** BEGIN PROVIDED MATERIAL **
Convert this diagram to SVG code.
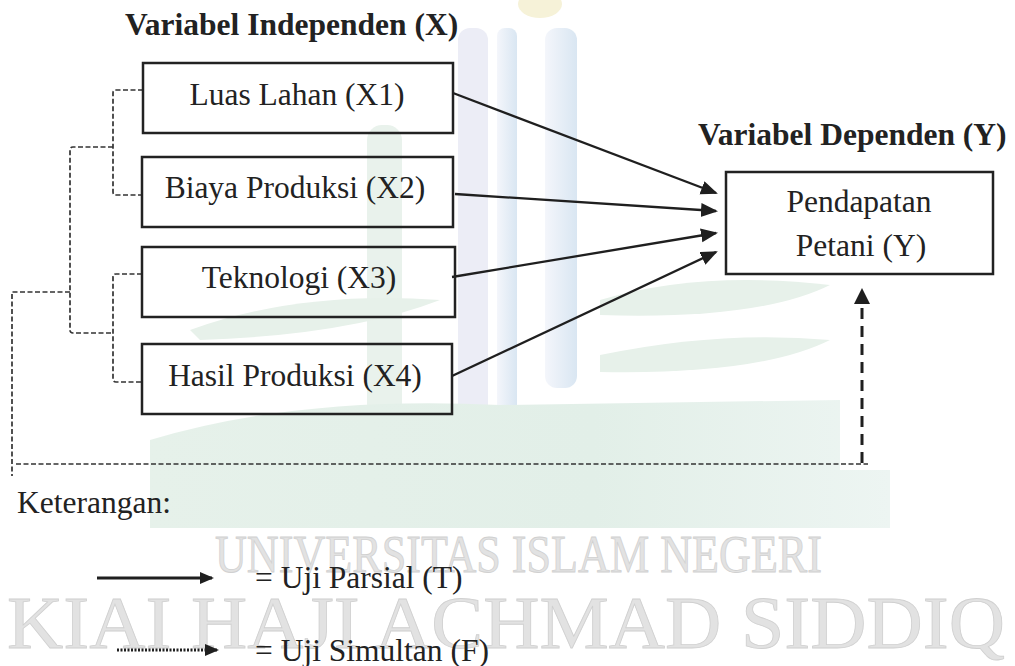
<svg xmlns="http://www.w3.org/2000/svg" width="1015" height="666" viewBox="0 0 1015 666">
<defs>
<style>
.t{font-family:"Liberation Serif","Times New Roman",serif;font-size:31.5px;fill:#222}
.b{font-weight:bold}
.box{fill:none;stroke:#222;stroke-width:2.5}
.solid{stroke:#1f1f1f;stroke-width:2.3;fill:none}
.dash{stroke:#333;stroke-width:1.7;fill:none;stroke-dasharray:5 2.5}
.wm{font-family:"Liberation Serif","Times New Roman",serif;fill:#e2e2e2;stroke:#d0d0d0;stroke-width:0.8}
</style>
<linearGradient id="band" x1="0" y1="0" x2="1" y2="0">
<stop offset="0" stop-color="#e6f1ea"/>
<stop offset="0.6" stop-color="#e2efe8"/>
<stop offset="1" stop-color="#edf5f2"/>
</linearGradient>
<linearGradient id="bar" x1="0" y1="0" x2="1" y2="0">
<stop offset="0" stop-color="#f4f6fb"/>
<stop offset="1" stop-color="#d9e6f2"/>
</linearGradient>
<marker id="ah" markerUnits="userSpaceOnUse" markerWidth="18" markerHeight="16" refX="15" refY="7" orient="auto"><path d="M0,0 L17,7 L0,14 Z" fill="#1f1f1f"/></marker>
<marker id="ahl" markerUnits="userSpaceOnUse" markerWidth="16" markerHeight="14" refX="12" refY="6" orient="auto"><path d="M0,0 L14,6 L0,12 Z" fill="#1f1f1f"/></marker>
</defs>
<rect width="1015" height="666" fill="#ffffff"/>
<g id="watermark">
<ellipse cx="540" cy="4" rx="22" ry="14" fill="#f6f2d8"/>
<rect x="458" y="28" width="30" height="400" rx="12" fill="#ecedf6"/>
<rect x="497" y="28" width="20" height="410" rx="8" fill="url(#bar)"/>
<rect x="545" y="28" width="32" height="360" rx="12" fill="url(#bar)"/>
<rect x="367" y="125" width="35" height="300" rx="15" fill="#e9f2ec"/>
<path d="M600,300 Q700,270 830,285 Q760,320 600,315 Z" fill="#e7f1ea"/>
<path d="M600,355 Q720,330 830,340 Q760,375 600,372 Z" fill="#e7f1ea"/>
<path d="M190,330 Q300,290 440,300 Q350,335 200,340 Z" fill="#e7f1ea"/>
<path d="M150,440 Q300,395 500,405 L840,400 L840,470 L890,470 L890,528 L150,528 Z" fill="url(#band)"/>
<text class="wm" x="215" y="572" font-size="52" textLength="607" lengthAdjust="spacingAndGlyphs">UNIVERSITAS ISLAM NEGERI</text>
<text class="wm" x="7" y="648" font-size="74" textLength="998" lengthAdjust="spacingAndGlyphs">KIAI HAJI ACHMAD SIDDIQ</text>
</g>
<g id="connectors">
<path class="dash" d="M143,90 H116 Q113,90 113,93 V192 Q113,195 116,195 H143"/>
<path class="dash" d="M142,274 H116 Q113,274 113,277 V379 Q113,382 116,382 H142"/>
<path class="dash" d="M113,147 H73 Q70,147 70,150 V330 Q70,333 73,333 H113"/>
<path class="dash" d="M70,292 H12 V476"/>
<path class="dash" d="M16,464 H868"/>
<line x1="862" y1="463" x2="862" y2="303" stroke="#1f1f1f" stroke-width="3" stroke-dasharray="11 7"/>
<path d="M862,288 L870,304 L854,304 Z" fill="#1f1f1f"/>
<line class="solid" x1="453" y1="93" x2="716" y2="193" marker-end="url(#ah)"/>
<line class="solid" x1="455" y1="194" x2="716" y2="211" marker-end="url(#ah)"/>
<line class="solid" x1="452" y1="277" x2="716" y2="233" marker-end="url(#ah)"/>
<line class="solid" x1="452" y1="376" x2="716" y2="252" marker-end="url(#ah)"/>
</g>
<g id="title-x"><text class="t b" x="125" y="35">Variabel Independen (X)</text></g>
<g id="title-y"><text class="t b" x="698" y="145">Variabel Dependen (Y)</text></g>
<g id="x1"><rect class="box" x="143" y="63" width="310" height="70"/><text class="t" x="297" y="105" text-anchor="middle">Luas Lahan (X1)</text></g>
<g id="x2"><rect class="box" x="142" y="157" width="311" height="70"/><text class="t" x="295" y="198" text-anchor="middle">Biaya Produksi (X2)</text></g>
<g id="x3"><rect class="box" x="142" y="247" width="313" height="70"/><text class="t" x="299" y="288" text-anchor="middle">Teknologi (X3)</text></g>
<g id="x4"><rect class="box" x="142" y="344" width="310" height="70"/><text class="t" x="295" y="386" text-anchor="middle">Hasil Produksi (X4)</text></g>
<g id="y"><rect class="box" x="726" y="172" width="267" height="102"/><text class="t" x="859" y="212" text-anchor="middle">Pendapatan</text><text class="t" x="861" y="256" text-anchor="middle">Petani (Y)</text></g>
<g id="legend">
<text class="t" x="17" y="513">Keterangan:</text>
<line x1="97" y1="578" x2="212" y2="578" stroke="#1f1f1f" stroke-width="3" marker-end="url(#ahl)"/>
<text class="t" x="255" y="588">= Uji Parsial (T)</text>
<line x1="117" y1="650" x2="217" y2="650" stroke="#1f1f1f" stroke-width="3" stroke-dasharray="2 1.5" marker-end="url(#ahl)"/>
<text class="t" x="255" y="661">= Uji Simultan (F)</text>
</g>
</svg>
** END PROVIDED MATERIAL **
** BEGIN PROVIDED MATERIAL **
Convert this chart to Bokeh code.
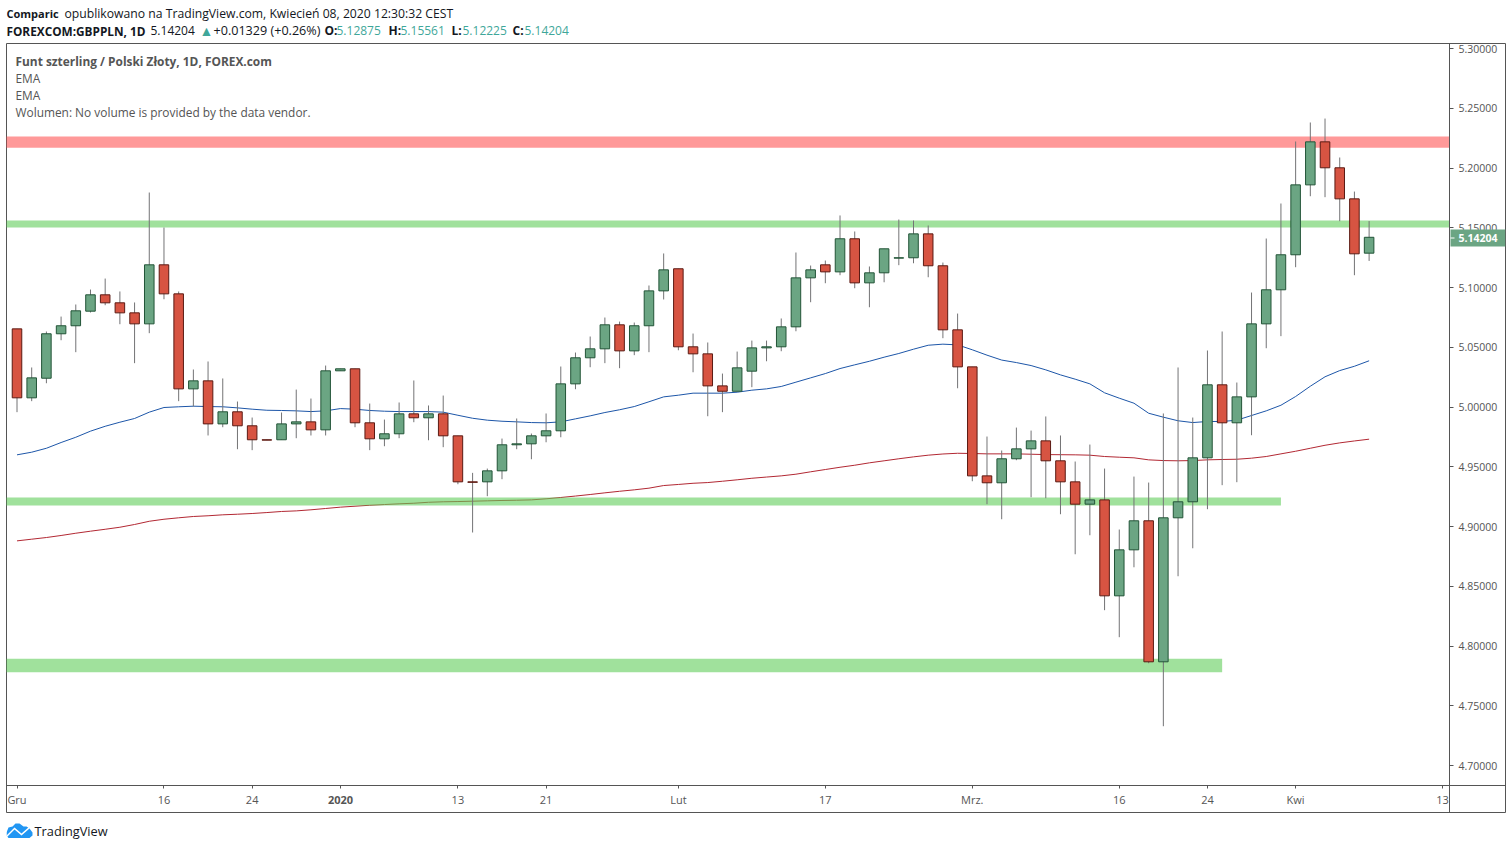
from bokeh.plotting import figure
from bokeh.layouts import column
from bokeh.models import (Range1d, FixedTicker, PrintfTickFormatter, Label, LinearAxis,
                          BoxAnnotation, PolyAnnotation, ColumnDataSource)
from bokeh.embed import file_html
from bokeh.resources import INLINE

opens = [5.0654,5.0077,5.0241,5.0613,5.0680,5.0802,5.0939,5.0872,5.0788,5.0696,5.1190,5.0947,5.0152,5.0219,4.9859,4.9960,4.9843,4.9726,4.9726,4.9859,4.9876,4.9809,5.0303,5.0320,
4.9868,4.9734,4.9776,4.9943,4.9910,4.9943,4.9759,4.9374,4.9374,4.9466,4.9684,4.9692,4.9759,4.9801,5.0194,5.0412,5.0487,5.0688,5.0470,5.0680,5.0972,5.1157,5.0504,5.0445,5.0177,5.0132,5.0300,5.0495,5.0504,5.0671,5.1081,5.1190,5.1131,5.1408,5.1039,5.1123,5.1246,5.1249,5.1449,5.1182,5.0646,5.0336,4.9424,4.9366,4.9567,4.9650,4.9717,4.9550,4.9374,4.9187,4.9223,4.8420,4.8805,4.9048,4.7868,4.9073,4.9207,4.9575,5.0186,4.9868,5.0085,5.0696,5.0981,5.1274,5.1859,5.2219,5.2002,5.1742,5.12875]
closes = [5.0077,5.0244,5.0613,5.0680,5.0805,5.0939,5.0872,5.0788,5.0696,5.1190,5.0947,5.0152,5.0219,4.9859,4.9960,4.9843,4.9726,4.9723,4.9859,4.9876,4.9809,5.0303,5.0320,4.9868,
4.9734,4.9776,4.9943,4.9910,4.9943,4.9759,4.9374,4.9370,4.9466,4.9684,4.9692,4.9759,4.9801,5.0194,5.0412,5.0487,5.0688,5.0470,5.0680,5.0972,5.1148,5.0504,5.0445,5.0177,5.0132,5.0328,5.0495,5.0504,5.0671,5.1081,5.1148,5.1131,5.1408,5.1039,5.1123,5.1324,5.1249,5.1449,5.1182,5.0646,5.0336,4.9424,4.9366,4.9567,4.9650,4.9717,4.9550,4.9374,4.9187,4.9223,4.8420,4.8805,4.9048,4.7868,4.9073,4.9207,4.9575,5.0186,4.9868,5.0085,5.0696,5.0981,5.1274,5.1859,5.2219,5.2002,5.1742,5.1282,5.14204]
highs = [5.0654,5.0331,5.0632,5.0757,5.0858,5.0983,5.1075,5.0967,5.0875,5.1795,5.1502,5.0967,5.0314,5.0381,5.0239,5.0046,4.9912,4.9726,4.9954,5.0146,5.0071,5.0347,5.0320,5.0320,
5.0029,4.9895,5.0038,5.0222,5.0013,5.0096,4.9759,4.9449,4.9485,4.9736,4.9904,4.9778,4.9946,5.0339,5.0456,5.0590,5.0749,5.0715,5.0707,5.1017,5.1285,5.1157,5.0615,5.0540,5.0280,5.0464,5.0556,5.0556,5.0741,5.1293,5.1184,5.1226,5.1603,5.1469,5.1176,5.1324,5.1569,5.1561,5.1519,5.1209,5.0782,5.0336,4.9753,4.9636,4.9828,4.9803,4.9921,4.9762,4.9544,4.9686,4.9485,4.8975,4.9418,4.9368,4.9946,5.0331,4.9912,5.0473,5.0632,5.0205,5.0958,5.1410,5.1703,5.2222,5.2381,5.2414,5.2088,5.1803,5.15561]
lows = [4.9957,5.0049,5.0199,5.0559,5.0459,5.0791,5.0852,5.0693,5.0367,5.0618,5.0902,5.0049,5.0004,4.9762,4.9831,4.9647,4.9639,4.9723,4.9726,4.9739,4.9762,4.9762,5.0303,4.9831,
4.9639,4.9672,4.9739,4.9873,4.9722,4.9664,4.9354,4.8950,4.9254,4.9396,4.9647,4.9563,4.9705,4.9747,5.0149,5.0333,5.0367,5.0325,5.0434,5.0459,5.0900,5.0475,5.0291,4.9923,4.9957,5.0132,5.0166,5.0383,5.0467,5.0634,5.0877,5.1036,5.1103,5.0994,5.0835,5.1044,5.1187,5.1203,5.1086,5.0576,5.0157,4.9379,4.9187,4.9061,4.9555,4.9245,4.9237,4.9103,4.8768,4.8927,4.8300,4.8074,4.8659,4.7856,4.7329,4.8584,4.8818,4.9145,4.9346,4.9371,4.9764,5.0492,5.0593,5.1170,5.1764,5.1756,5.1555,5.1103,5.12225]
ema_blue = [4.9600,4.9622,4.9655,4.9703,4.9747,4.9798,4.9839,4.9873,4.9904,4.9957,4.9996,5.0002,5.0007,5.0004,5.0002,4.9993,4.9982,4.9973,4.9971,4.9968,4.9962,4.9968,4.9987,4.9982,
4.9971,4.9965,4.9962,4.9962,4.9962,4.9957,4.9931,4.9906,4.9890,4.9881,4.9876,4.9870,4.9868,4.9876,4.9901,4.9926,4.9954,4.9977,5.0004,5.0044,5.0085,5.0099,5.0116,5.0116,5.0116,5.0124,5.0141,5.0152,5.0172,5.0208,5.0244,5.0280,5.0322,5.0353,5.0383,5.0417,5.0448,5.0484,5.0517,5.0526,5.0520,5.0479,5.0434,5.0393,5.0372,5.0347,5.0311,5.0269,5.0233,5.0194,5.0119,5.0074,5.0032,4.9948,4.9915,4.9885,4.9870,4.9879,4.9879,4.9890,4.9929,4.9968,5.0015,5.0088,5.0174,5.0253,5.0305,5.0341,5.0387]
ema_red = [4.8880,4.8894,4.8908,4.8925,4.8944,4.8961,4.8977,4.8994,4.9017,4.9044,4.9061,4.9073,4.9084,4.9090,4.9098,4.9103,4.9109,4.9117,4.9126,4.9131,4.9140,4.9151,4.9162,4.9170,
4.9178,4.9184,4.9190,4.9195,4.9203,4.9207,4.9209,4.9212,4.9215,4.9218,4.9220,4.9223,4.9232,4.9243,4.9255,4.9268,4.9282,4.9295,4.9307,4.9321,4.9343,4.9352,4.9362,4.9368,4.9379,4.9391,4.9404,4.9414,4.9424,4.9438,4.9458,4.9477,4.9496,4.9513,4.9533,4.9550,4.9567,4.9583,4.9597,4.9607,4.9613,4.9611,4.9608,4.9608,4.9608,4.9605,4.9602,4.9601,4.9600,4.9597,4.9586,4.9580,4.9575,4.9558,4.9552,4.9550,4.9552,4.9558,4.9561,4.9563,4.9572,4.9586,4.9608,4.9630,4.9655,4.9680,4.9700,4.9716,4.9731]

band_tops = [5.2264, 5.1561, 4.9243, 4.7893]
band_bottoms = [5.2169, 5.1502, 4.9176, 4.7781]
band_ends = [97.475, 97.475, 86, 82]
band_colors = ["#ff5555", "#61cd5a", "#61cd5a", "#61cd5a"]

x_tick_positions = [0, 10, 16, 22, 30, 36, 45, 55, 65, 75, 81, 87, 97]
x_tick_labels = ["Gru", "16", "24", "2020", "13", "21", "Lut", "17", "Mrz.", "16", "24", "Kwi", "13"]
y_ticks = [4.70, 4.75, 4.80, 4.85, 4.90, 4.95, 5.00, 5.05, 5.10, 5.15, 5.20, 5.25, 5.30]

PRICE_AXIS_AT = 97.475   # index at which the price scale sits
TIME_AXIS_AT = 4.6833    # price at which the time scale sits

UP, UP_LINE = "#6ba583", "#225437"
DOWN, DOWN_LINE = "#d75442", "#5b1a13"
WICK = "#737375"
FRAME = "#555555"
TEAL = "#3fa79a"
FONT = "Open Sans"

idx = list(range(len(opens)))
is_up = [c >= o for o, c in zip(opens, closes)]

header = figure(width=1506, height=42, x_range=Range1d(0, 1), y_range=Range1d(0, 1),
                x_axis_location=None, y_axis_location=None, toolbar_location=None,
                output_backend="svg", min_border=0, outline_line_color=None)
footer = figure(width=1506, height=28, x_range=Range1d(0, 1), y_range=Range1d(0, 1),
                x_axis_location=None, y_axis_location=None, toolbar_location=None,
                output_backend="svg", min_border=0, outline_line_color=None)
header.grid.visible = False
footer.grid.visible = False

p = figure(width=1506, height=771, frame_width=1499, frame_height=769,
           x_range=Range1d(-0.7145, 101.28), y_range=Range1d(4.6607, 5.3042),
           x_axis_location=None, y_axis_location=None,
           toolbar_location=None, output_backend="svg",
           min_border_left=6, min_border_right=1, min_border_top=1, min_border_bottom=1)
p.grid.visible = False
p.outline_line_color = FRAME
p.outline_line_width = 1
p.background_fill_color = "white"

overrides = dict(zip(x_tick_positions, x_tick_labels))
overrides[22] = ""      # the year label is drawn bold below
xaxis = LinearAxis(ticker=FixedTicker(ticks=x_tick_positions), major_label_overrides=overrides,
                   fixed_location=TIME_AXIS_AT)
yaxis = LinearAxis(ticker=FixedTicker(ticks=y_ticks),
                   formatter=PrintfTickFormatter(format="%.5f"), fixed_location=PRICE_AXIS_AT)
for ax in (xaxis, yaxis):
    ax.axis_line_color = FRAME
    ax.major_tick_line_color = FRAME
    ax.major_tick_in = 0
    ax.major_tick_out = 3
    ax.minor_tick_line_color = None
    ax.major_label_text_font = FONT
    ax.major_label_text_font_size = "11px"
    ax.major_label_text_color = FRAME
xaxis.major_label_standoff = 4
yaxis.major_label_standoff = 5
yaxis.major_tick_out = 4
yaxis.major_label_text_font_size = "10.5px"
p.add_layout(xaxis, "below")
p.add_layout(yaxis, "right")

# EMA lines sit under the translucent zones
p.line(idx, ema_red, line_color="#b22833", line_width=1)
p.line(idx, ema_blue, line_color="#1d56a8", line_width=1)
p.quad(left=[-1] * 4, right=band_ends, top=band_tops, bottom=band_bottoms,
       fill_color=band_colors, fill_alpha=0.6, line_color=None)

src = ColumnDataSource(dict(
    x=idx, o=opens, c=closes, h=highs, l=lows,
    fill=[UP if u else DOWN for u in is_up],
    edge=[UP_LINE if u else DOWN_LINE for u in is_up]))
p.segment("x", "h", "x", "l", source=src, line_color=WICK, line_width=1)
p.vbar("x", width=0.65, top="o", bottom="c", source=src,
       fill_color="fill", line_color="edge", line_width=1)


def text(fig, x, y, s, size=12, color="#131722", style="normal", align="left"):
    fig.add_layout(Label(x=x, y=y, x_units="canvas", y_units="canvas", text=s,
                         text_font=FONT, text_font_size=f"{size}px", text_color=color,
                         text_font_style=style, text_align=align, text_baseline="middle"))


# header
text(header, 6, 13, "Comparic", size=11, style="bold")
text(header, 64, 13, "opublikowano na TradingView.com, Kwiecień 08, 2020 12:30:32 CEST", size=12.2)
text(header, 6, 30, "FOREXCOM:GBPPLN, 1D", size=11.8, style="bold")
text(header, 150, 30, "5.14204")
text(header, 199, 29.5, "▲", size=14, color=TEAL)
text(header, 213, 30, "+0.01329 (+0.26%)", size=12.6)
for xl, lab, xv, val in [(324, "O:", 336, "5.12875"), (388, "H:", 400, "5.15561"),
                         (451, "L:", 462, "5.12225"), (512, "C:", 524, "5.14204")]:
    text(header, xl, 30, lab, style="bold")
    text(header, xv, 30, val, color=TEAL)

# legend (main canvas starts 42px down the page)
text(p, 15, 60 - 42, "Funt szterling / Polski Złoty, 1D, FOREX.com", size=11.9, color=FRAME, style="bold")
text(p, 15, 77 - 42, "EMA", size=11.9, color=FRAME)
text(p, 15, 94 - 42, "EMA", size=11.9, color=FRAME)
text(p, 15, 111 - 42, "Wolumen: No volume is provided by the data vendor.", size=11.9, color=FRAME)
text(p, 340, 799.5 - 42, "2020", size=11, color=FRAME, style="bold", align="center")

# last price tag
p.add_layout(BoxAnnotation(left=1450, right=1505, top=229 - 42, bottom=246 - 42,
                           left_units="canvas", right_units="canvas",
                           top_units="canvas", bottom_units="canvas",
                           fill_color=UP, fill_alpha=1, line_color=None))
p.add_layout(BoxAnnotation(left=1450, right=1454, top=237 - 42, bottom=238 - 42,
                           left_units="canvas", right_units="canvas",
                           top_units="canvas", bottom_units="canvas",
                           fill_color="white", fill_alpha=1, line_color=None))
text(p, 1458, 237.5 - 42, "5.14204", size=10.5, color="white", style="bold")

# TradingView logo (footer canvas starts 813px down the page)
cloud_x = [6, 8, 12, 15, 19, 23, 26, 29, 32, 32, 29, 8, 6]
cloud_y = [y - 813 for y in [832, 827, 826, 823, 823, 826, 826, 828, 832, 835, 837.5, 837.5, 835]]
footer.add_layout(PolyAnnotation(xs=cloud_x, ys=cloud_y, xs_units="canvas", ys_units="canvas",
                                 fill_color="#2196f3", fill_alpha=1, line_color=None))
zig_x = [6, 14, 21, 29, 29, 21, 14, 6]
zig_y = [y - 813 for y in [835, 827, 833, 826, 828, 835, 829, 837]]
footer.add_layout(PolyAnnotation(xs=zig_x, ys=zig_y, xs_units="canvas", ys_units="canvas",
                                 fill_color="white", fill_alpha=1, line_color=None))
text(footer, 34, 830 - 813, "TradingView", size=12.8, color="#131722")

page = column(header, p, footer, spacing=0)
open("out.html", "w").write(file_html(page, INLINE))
** END PROVIDED MATERIAL **
WHAT TO PRODUCE -
Everything from the line with "Convert this chart to Bokeh code." down to the line with "from bokeh.resources import INLINE" in the data above should be copied exactly, with both end lines kept and the pictures left out.

THE RESPONSE -
Convert this chart to Bokeh code.
from bokeh.plotting import figure
from bokeh.layouts import column
from bokeh.models import (Range1d, FixedTicker, PrintfTickFormatter, Label, LinearAxis,
                          BoxAnnotation, PolyAnnotation, ColumnDataSource)
from bokeh.embed import file_html
from bokeh.resources import INLINE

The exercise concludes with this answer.